Porażka 1:5 z Holandią, 0:2 z Chile i brak wyjścia z grupy na mistrzostwach świata nie zrobiło na hiszpańskiej federacji piłkarskiej (RFEF) piłkarskiej wrażenia. Vicente del Bosque wciąż ma pełne poparcie związku i dymisji nie będzie.
Jak podaje madrycki dziennik "AS", Del Bosque może być spokojny i wypełni obowiązujący do 2016 roku kontrakt.
"Nie ma lepszego kandydata do tego, żeby przeprowadził gruntowne zmiany w kadrze" - piszą dziennikarze tej gazety.

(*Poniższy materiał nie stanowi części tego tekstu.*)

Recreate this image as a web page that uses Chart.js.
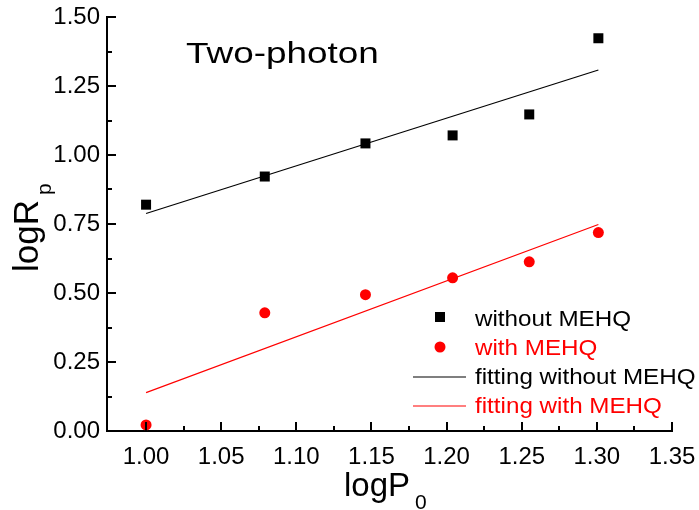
<!DOCTYPE html>
<html>
<head>
<meta charset="utf-8">
<script src="https://cdn.jsdelivr.net/npm/chart.js@4/dist/chart.umd.min.js"></script>
<style>
  html, body { margin: 0; padding: 0; background: #fff; }
  #wrap { width: 699px; height: 510px; }
</style>
</head>
<body>
<div id="wrap"><canvas id="c" width="699" height="510"></canvas></div>
<script>
// ---- data ----
const logP0 = [1.000, 1.079, 1.146, 1.204, 1.255, 1.301];
const withoutMEHQ = [0.82, 0.922, 1.042, 1.071, 1.147, 1.423];
const withMEHQ = [0.022, 0.428, 0.494, 0.555, 0.613, 0.719];
const fitX = [1.000, 1.301];
const fitWithout = [0.788, 1.308];
const fitWith = [0.139, 0.748];
const xTickValues = [1.00, 1.05, 1.10, 1.15, 1.20, 1.25, 1.30, 1.35];
const yTickValues = [0.00, 0.25, 0.50, 0.75, 1.00, 1.25, 1.50];
const legendLabels = ["without MEHQ", "with MEHQ", "fitting without MEHQ", "fitting with MEHQ"];
const annotationText = "Two-photon";

const FONT = "'Liberation Sans', Arial, Helvetica, sans-serif";
const RED = "#ff0000";

function pts(xs, ys) { return xs.map((x, i) => ({ x: x, y: ys[i] })); }

const decorPlugin = {
  id: 'decor',
  afterDraw(chart) {
    const ctx = chart.ctx;
    const xs = chart.scales.x, ys = chart.scales.y;
    const a = chart.chartArea;
    ctx.save();
    // inward ticks
    ctx.strokeStyle = '#000';
    ctx.lineWidth = 2;
    ctx.beginPath();
    xTickValues.forEach((v, i) => {
      const px = Math.round(xs.getPixelForValue(v));
      ctx.moveTo(px, a.bottom); ctx.lineTo(px, a.bottom - 9);
      if (i < xTickValues.length - 1) {
        const pm = Math.round(xs.getPixelForValue((v + xTickValues[i + 1]) / 2));
        ctx.moveTo(pm, a.bottom); ctx.lineTo(pm, a.bottom - 5);
      }
    });
    yTickValues.forEach((v, i) => {
      const py = Math.round(ys.getPixelForValue(v));
      ctx.moveTo(a.left, py); ctx.lineTo(a.left + 9, py);
      if (i < yTickValues.length - 1) {
        const pm = Math.round(ys.getPixelForValue((v + yTickValues[i + 1]) / 2));
        ctx.moveTo(a.left, pm); ctx.lineTo(a.left + 5, pm);
      }
    });
    ctx.stroke();

    // annotation text
    ctx.fillStyle = '#000';
    ctx.textBaseline = 'alphabetic';
    ctx.textAlign = 'left';
    ctx.save();
    ctx.translate(186, 63);
    ctx.scale(1.23, 1);
    ctx.font = "30px " + FONT;
    ctx.fillText(annotationText, 0, 0);
    ctx.restore();

    // x axis title logP0
    ctx.font = "33px " + FONT;
    ctx.fillText("logP", 344, 496);
    ctx.font = "21px " + FONT;
    ctx.fillText("0", 415, 509);

    // y axis title logRp (rotated)
    ctx.save();
    ctx.translate(38, 272);
    ctx.rotate(-Math.PI / 2);
    ctx.font = "35px " + FONT;
    ctx.fillText("logR", 0, 0);
    ctx.font = "21px " + FONT;
    ctx.fillText("p", 77, 13);
    ctx.restore();

    // legend
    const colors = ['#000', RED, '#000', RED];
    const baselines = [326, 355, 384, 413];
    ctx.fillStyle = '#000';
    ctx.fillRect(435, 312, 10, 10);
    ctx.fillStyle = RED;
    ctx.beginPath(); ctx.arc(440, 347, 5.5, 0, Math.PI * 2); ctx.fill();
    ctx.lineWidth = 1.2;
    ctx.strokeStyle = '#000';
    ctx.beginPath(); ctx.moveTo(413, 377); ctx.lineTo(466, 377); ctx.stroke();
    ctx.strokeStyle = RED;
    ctx.beginPath(); ctx.moveTo(413, 406); ctx.lineTo(466, 406); ctx.stroke();
    legendLabels.forEach((t, i) => {
      ctx.save();
      ctx.translate(475, baselines[i]);
      ctx.scale(1.1, 1);
      ctx.font = "22px " + FONT;
      ctx.fillStyle = colors[i];
      ctx.fillText(t, 0, 0);
      ctx.restore();
    });
    ctx.restore();
  }
};

new Chart(document.getElementById('c'), {
  type: 'scatter',
  data: {
    datasets: [
      { label: legendLabels[0], data: pts(logP0, withoutMEHQ), pointStyle: 'rect', pointRadius: 7.07,
        backgroundColor: '#000', borderWidth: 0, showLine: false, order: 1 },
      { label: legendLabels[1], data: pts(logP0, withMEHQ), pointStyle: 'circle', pointRadius: 5.5,
        backgroundColor: RED, borderWidth: 0, showLine: false, order: 1 },
      { label: legendLabels[2], data: pts(fitX, fitWithout), showLine: true, pointRadius: 0,
        borderColor: '#000', borderWidth: 1.2, order: 2 },
      { label: legendLabels[3], data: pts(fitX, fitWith), showLine: true, pointRadius: 0,
        borderColor: RED, borderWidth: 1.2, order: 2 }
    ]
  },
  options: {
    responsive: false,
    animation: false,
    devicePixelRatio: 1,
    layout: { padding: { left: 0, right: 27, top: 17, bottom: 0 } },
    plugins: { legend: { display: false }, tooltip: { enabled: false } },
    scales: {
      x: {
        type: 'linear', min: 0.974, max: 1.35,
        afterBuildTicks: (s) => { s.ticks = xTickValues.map(v => ({ value: v })); },
        afterFit: (s) => { s.height = 79; s.paddingLeft = 0; s.paddingRight = 0; },
        grid: { display: false, drawTicks: false },
        border: { display: true, color: '#000', width: 2 },
        ticks: { color: '#000', font: { family: FONT, size: 24 }, padding: 12,
                 maxRotation: 0, autoSkip: false,
                 callback: (v) => Number(v).toFixed(2) }
      },
      y: {
        type: 'linear', min: 0, max: 1.5,
        afterBuildTicks: (s) => { s.ticks = yTickValues.map(v => ({ value: v })); },
        afterFit: (s) => { s.width = 107; s.paddingTop = 0; s.paddingBottom = 0; },
        grid: { display: false, drawTicks: false },
        border: { display: true, color: '#000', width: 2 },
        ticks: { color: '#000', font: { family: FONT, size: 24 }, padding: 7,
                 autoSkip: false,
                 callback: (v) => Number(v).toFixed(2) }
      }
    }
  },
  plugins: [decorPlugin]
});
</script>
</body>
</html>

Zwracają też uwagę, że działaczom RFEF spodobała się lojalność doświadczonego szkoleniowca. Del Bosque przed mistrzostwami świata odrzucił ofertę prowadzenia Manchesteru United, a także zrezygnował z dużych pieniędzy, jakie oferowano mu w Japonii.
Hiszpańską reprezentację prowadzi od 2008 roku. Pod jego wodzą piłkarze La Roja zupełnie zdominowali futbol, zdobywając mistrzostwo Europy i świata.
W Brazylii im nie poszło. Skończyli grę na fazie grupowej. Aby historia się nie powtórzyła, zespół ma zostać przebudowany. Z drużyna narodową już pożegnali się Xavi i Xabi Alonso. Spotkanie z Australią było również ostatnim dla Davida Villi.
Idzie młodość
Powołania na wrześniowe spotkania z Francją i Macedonią mogą się spodziewać za to: Koke, Gerard Deulofeu czy Jese. We wprowadzaniu młodzieży do zespołu Del Bosque mają pomagać Toni Grande i Javier Minano, a więc jego dotychczasowi asystenci.
"Mają nasze wsparcie podobnie jak Del Bosque" - powiedział w rozmowie z "AS" jeden z działaczy hiszpańskiej federacji.